Any successful business needs a successful promoter – and Woody Woodill was just that – par excellence – for American sports cars in the early to mid 1950s. When Woody’s plan in 1952 of making his car the new Willys sports car didn’t materialize (Kaiser bought Willys and went forward with their plan for the sporty Kaiser Darrin), he put his head down and pushed forward.
And by the summer of 1953, he was back in the game with a new model that we call informally the “Series 2” (a name coined by friend and historian Glenn Brummer) – an entirely new design by Woodill and built by Bill Tritt and Glasspar. Woody offered these cars fully built and in “assemble it yourself” form. Depending on the parts purchased and the skill of the new enthusiastic owner, it could take 3 months or more than a year to finish.
Not a project for someone anything less than fully engaged in the process from soup to nuts.
Woodill released his brochure for this new car in late 1953/early 1954. Let’s check out his marketing approach on this new four-page brochure.
Woodill Wildfire Series 2 Brochure
First Released Late 1953 / Early 1954
Comments on Page 1: Woody did a great job at focusing on the key selling points on page 1 and did a nice summary at the bottom of the page discussing the history of the car as follows:
“Developed by B.R. (Woody) Woodill, a successful Dodge dealer who decided not to wait for factory promises, the Wildfire answers the public demand for immediate delivery of an inexpensive, American-made sports car. Originally custom-built in limited numbers, the request for these streamlined beauties became so great, “Woody” has been forced to give up his thriving twelve-year dealership, and is now a full-time manufacturer.”

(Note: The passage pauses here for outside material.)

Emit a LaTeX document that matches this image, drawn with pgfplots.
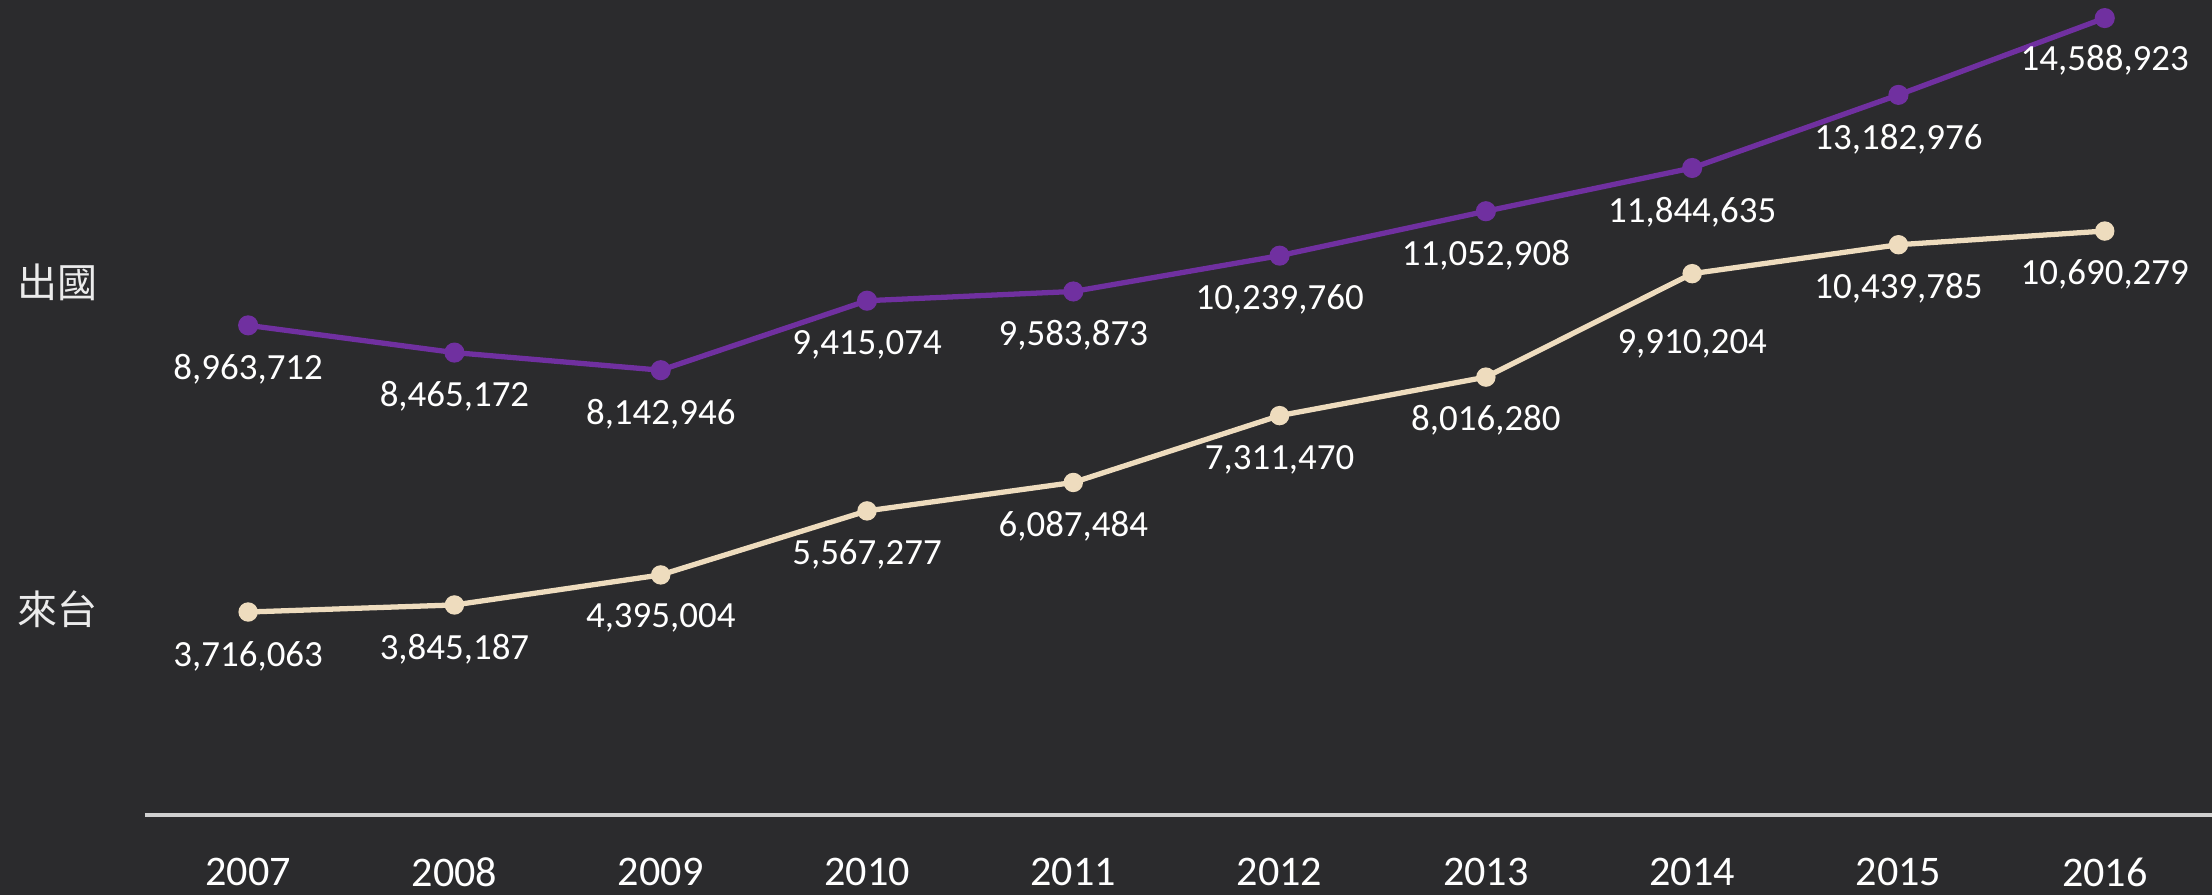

Comments on Page 2: I love how Woody encouraged people to customize the car to their own taste. Right up front he says, “The Wildfire body is supplied as illustrated, and you can add your own individual personal touch by designing grille, cockpit interior, instrument grouping, bumpers and paint styling.”
And he nicely outlined the reasons why – he thought – people should buy the Wildfire. Check out some of his comments above which include, “The Wildfire is a true sports car designed and balanced to race on Sunday, but drive to work on Monday.”
That did happen with cars in the early postwar racing years gang – but not too much after 1955. The Woodill was certainly well-positioned for this kind of fun 🙂
Comments on Page 3: The frame shown is the true Wildfire frame which was based on a modified Mameco frame that was designed by Bill Tritt of Glasspar and Ted Mangels and Ed Martindale of Mamceo. And Woody was right when he said “Detroit’s dream cars are fiberglass reinforced plastic.” Nearly 40 concept cars from Detroit were built out of fiberglass from 1953 to 1956. (More about this fact in a future story.)
Comments on Page 4: Note to Jim Sitz – friend of fiberglass. Jim….do you recognize your address above? 🙂 Have no fear fiber-gang, Jim and his wife moved to a place in the northeast, so this address doesn’t break confidential in our new century *wink* But now we know where he lived so many years ago.
Woodill Wildfires are being restored and brought to some of the best shows in the world including the Pebble Beach Concours d’Elegance. In fact, we hope to see another Wildfire appear at the upcoming Amelia Island Concours d’Elegance in 2015 – more about that show in a future story here at Forgotten Fiberglass.
Hope you enjoyed the story, and until next time…
Glass on gang…
Jim Lived about 10 miles east of Carlsbad CA for several years. He is now in OR. El Monte is where the Devin plant was in the early 1960s – visited it while at Art Center.
There is a Woodill manual showing how to build one on a 40 Ford chassis + a video of assembling one. Some of the illustrations were taken from early Glasspar booklets. I have one I bought about 1958 from a magazine ad.
Woodill was a Willys dealer and used their parts on his cars – taillights,Jeep bumpers, engines, etc. He had quite a few chassis available to build them on.
I have a Glasspar G2 and love the design, but after seeing a wildfire in person I understand the changes Woody made in the car. Woody raised the dashboard for more cabin room and added a trunk to make it more practical.My thanks to Woody because now we have one more great American sports car to play with.